**GIVEN DATA**
-- begin --

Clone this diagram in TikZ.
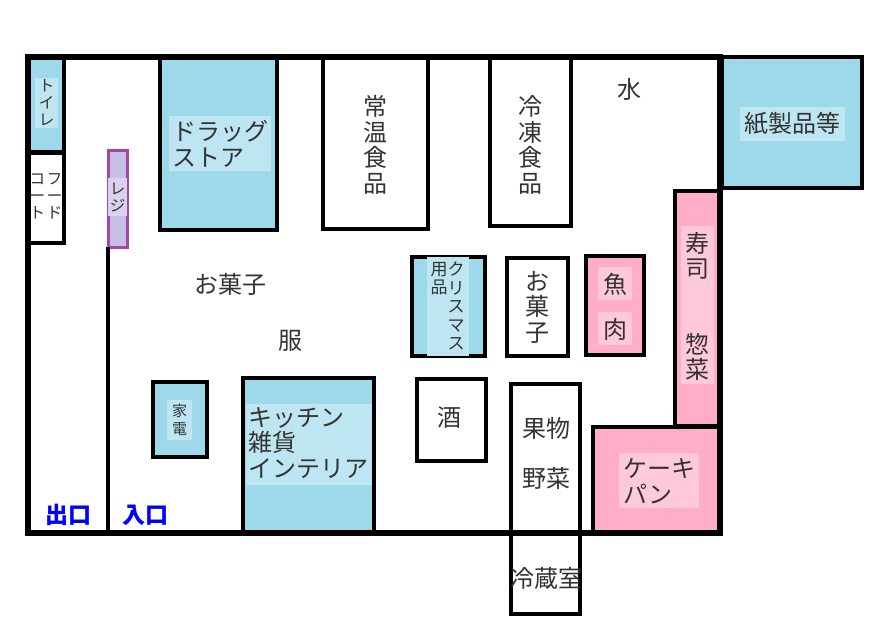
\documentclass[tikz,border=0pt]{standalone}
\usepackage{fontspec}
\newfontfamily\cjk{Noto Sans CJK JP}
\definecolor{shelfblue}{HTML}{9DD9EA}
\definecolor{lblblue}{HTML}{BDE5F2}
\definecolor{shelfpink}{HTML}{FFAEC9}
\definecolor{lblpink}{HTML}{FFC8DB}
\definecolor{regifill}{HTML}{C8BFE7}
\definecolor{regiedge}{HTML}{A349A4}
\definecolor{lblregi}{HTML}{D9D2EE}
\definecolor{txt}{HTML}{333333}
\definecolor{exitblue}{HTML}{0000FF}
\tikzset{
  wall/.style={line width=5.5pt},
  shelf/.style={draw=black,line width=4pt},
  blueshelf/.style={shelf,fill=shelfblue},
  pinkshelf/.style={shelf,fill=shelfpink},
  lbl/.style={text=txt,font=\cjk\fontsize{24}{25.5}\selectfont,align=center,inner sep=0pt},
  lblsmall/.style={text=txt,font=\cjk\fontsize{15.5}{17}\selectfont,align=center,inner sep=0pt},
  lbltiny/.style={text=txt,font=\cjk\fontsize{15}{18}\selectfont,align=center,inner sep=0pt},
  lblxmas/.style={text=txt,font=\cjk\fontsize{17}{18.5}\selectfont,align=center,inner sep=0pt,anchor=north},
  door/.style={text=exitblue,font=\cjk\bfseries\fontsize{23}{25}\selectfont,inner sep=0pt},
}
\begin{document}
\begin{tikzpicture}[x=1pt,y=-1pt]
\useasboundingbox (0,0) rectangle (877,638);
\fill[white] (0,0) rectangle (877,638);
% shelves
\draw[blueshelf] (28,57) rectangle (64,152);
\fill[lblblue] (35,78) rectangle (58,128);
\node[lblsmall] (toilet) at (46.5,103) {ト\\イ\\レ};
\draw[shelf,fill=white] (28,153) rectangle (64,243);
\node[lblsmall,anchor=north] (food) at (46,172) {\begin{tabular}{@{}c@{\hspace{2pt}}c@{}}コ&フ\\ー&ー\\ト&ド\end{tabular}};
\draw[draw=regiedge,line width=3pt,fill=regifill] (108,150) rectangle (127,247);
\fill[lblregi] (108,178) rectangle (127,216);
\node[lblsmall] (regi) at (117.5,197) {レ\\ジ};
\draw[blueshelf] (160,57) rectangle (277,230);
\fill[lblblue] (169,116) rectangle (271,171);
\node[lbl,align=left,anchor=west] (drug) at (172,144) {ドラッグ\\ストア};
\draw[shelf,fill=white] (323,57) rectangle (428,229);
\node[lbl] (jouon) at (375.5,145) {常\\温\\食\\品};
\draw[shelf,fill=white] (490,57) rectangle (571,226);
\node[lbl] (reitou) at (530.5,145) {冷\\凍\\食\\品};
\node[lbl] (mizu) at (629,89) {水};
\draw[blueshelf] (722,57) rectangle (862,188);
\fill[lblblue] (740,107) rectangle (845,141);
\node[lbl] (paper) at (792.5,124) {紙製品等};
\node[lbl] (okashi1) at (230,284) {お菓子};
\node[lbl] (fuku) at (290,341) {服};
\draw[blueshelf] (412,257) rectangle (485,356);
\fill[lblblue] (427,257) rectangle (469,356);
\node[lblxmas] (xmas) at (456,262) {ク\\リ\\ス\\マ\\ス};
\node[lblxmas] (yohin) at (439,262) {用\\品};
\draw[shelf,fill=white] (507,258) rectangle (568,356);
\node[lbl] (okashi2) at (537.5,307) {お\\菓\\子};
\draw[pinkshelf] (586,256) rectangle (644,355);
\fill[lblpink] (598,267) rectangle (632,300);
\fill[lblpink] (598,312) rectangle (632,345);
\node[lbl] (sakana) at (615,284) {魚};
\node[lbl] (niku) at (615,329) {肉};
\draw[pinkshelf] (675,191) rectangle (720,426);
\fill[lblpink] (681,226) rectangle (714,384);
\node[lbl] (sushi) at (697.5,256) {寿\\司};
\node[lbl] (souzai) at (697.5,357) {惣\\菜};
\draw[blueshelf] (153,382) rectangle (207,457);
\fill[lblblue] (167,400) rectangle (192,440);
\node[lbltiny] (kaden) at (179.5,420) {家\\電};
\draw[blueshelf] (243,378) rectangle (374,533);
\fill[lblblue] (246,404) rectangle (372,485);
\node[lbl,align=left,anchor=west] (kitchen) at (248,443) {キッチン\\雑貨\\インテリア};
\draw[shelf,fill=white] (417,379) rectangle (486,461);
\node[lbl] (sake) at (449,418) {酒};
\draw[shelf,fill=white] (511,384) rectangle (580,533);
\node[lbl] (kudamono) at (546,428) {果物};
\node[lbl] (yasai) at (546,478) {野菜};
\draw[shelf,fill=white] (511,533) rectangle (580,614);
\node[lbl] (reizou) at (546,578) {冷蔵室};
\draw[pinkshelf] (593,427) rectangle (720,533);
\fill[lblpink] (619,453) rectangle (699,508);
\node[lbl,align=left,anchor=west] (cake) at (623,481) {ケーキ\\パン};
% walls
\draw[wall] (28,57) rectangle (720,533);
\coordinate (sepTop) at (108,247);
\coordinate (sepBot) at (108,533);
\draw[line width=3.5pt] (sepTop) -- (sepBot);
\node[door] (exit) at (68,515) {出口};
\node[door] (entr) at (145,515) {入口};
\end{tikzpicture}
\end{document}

-- end --

**EXERCISE AIM**
Images should not appear in the copy; retype the listing above exactly.

**RESULT OF THE EXERCISE**
Clone this diagram in TikZ.
\documentclass[tikz,border=0pt]{standalone}
\usepackage{fontspec}
\newfontfamily\cjk{Noto Sans CJK JP}
\definecolor{shelfblue}{HTML}{9DD9EA}
\definecolor{lblblue}{HTML}{BDE5F2}
\definecolor{shelfpink}{HTML}{FFAEC9}
\definecolor{lblpink}{HTML}{FFC8DB}
\definecolor{regifill}{HTML}{C8BFE7}
\definecolor{regiedge}{HTML}{A349A4}
\definecolor{lblregi}{HTML}{D9D2EE}
\definecolor{txt}{HTML}{333333}
\definecolor{exitblue}{HTML}{0000FF}
\tikzset{
  wall/.style={line width=5.5pt},
  shelf/.style={draw=black,line width=4pt},
  blueshelf/.style={shelf,fill=shelfblue},
  pinkshelf/.style={shelf,fill=shelfpink},
  lbl/.style={text=txt,font=\cjk\fontsize{24}{25.5}\selectfont,align=center,inner sep=0pt},
  lblsmall/.style={text=txt,font=\cjk\fontsize{15.5}{17}\selectfont,align=center,inner sep=0pt},
  lbltiny/.style={text=txt,font=\cjk\fontsize{15}{18}\selectfont,align=center,inner sep=0pt},
  lblxmas/.style={text=txt,font=\cjk\fontsize{17}{18.5}\selectfont,align=center,inner sep=0pt,anchor=north},
  door/.style={text=exitblue,font=\cjk\bfseries\fontsize{23}{25}\selectfont,inner sep=0pt},
}
\begin{document}
\begin{tikzpicture}[x=1pt,y=-1pt]
\useasboundingbox (0,0) rectangle (877,638);
\fill[white] (0,0) rectangle (877,638);
% shelves
\draw[blueshelf] (28,57) rectangle (64,152);
\fill[lblblue] (35,78) rectangle (58,128);
\node[lblsmall] (toilet) at (46.5,103) {ト\\イ\\レ};
\draw[shelf,fill=white] (28,153) rectangle (64,243);
\node[lblsmall,anchor=north] (food) at (46,172) {\begin{tabular}{@{}c@{\hspace{2pt}}c@{}}コ&フ\\ー&ー\\ト&ド\end{tabular}};
\draw[draw=regiedge,line width=3pt,fill=regifill] (108,150) rectangle (127,247);
\fill[lblregi] (108,178) rectangle (127,216);
\node[lblsmall] (regi) at (117.5,197) {レ\\ジ};
\draw[blueshelf] (160,57) rectangle (277,230);
\fill[lblblue] (169,116) rectangle (271,171);
\node[lbl,align=left,anchor=west] (drug) at (172,144) {ドラッグ\\ストア};
\draw[shelf,fill=white] (323,57) rectangle (428,229);
\node[lbl] (jouon) at (375.5,145) {常\\温\\食\\品};
\draw[shelf,fill=white] (490,57) rectangle (571,226);
\node[lbl] (reitou) at (530.5,145) {冷\\凍\\食\\品};
\node[lbl] (mizu) at (629,89) {水};
\draw[blueshelf] (722,57) rectangle (862,188);
\fill[lblblue] (740,107) rectangle (845,141);
\node[lbl] (paper) at (792.5,124) {紙製品等};
\node[lbl] (okashi1) at (230,284) {お菓子};
\node[lbl] (fuku) at (290,341) {服};
\draw[blueshelf] (412,257) rectangle (485,356);
\fill[lblblue] (427,257) rectangle (469,356);
\node[lblxmas] (xmas) at (456,262) {ク\\リ\\ス\\マ\\ス};
\node[lblxmas] (yohin) at (439,262) {用\\品};
\draw[shelf,fill=white] (507,258) rectangle (568,356);
\node[lbl] (okashi2) at (537.5,307) {お\\菓\\子};
\draw[pinkshelf] (586,256) rectangle (644,355);
\fill[lblpink] (598,267) rectangle (632,300);
\fill[lblpink] (598,312) rectangle (632,345);
\node[lbl] (sakana) at (615,284) {魚};
\node[lbl] (niku) at (615,329) {肉};
\draw[pinkshelf] (675,191) rectangle (720,426);
\fill[lblpink] (681,226) rectangle (714,384);
\node[lbl] (sushi) at (697.5,256) {寿\\司};
\node[lbl] (souzai) at (697.5,357) {惣\\菜};
\draw[blueshelf] (153,382) rectangle (207,457);
\fill[lblblue] (167,400) rectangle (192,440);
\node[lbltiny] (kaden) at (179.5,420) {家\\電};
\draw[blueshelf] (243,378) rectangle (374,533);
\fill[lblblue] (246,404) rectangle (372,485);
\node[lbl,align=left,anchor=west] (kitchen) at (248,443) {キッチン\\雑貨\\インテリア};
\draw[shelf,fill=white] (417,379) rectangle (486,461);
\node[lbl] (sake) at (449,418) {酒};
\draw[shelf,fill=white] (511,384) rectangle (580,533);
\node[lbl] (kudamono) at (546,428) {果物};
\node[lbl] (yasai) at (546,478) {野菜};
\draw[shelf,fill=white] (511,533) rectangle (580,614);
\node[lbl] (reizou) at (546,578) {冷蔵室};
\draw[pinkshelf] (593,427) rectangle (720,533);
\fill[lblpink] (619,453) rectangle (699,508);
\node[lbl,align=left,anchor=west] (cake) at (623,481) {ケーキ\\パン};
% walls
\draw[wall] (28,57) rectangle (720,533);
\coordinate (sepTop) at (108,247);
\coordinate (sepBot) at (108,533);
\draw[line width=3.5pt] (sepTop) -- (sepBot);
\node[door] (exit) at (68,515) {出口};
\node[door] (entr) at (145,515) {入口};
\end{tikzpicture}
\end{document}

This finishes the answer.